The Police Services Act in Belgium has recently been amended to create a specific legal framework for the use of bodycams by police services. This development is a response to the increasing use of bodycams by police zones and the need for clear rules for their use.
BODYCAMS IN PRACTICE
Bodycams, small cameras worn on the bodies of police personnel, record all events within the lens's field of view and have proven to be essential in addressing violence against and by the police. These cameras assist in contextualizing and objectifying incidents through video and audio recordings.
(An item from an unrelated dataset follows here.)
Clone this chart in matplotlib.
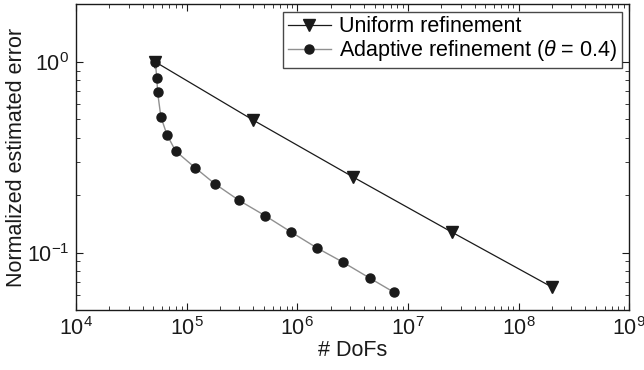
import matplotlib
matplotlib.use("Agg")
import matplotlib.pyplot as plt
from matplotlib.ticker import LogLocator, NullFormatter

plt.rcParams['font.family'] = ['Liberation Sans', 'DejaVu Sans']
plt.rcParams['mathtext.fontset'] = 'custom'
plt.rcParams['mathtext.rm'] = 'Liberation Sans'
plt.rcParams['mathtext.it'] = 'Liberation Sans:italic'

uniform_dofs = [5.2e4, 4.0e5, 3.2e6, 2.5e7, 2.0e8]
uniform_err = [1.0, 0.495, 0.249, 0.128, 0.066]

adaptive_dofs = [5.2e4, 5.38e4, 5.46e4, 5.85e4, 6.63e4, 7.94e4, 1.19e5, 1.79e5,
                 2.97e5, 5.14e5, 8.83e5, 1.50e6, 2.57e6, 4.51e6, 7.43e6]
adaptive_err = [1.0, 0.824, 0.696, 0.515, 0.416, 0.341, 0.279, 0.230,
                0.188, 0.156, 0.128, 0.106, 0.0893, 0.0736, 0.0621]

labels = ["Uniform refinement", r"Adaptive refinement ($\theta$ = 0.4)"]

FS = 15.5

fig = plt.figure(figsize=(6.44, 3.70), dpi=100)
ax = fig.add_axes([0.118, 0.162, 0.859, 0.826])

ax.plot(uniform_dofs, uniform_err, color='#1a1a1a', lw=0.9, marker='v',
        markersize=8, markerfacecolor='#1a1a1a', markeredgecolor='#1a1a1a', label=labels[0])
ax.plot(adaptive_dofs, adaptive_err, color='#909090', lw=1.0, marker='o',
        markersize=6.5, markerfacecolor='#1a1a1a', markeredgecolor='#1a1a1a', label=labels[1])

ax.set_xscale('log')
ax.set_yscale('log')
ax.set_xlim(1e4, 1e9)
ax.set_ylim(0.05, 2.0)
ax.xaxis.set_major_locator(LogLocator(base=10, numticks=20))
ax.xaxis.set_minor_locator(LogLocator(base=10, subs=range(2, 10), numticks=20))
ax.yaxis.set_major_locator(LogLocator(base=10, numticks=20))
ax.yaxis.set_minor_locator(LogLocator(base=10, subs=range(2, 10), numticks=20))
ax.yaxis.set_minor_formatter(NullFormatter())

ax.tick_params(which='both', direction='in', top=True, right=True, labelsize=FS, colors='#1a1a1a')
ax.tick_params(which='major', length=5, width=0.8, pad=5)
ax.tick_params(which='minor', length=3, width=0.6)
for s in ax.spines.values():
    s.set_linewidth(1.0)
    s.set_color('#1a1a1a')

ax.set_xlabel('# DoFs', fontsize=FS, color='#1a1a1a', labelpad=0)
ax.set_ylabel('Normalized estimated error', fontsize=FS, color='#1a1a1a', labelpad=0)

leg = ax.legend(loc='upper right', fontsize=FS, frameon=True, fancybox=False,
                borderaxespad=0.35, handlelength=2.0, handletextpad=0.4,
                borderpad=0.2, labelspacing=0.05)
leg.get_frame().set_edgecolor('#1a1a1a')
leg.get_frame().set_linewidth(1.0)

fig.savefig('out.png', dpi=100)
Scientific research confirms that bodycams have a de-escalating effect.
THE NEED FOR SPECIFIC REGULATION
Before this legislation was introduced, bodycams were subject to general regulations for mobile cameras. However, given their unique function as part of the uniform and their ability to record privacy-sensitive interactions, there was a need for specific rules. Interestingly, these cameras can also record before they are actively turned on, through the 'pre-recording' feature, capturing interactions just before or after activation.
SPECIFIC CONDITIONS AND USAGE RULES
The law specifies particular situations in which operational police members may use bodycams, such as during serious incidents, collecting evidence, or when they are deemed to be executing judicial orders. Moreover, a verbal warning must be given before each use of a bodycam, unless this endangers the operation.
An oral warning is not necessary when:
- There is a potential danger to the safety of both the operational team member and third parties;
- It can be extremely difficult or practically unfeasible, considering the number of individuals that need to be warned or the significant distance between them and the operational team member;
- It would be inappropriate, as it would seriously disrupt the efficient progress of the mission;
DATA STORAGE AND PRIVACY
The law also requires that personal data and recordings be kept for at least 30 days. Responsible individuals within the police services must ensure the storage of relevant data in a register.
An additional amendment, coming into effect on November 21, 2025, concerns the retention period of data recorded by cameras in police detention places. This period is changed from a maximum of 12 months to a minimum of 30 days.
The new rules for the use of bodycams have been in effect since January 21, 2024, two months after the announcement in the Belgian Official Gazette.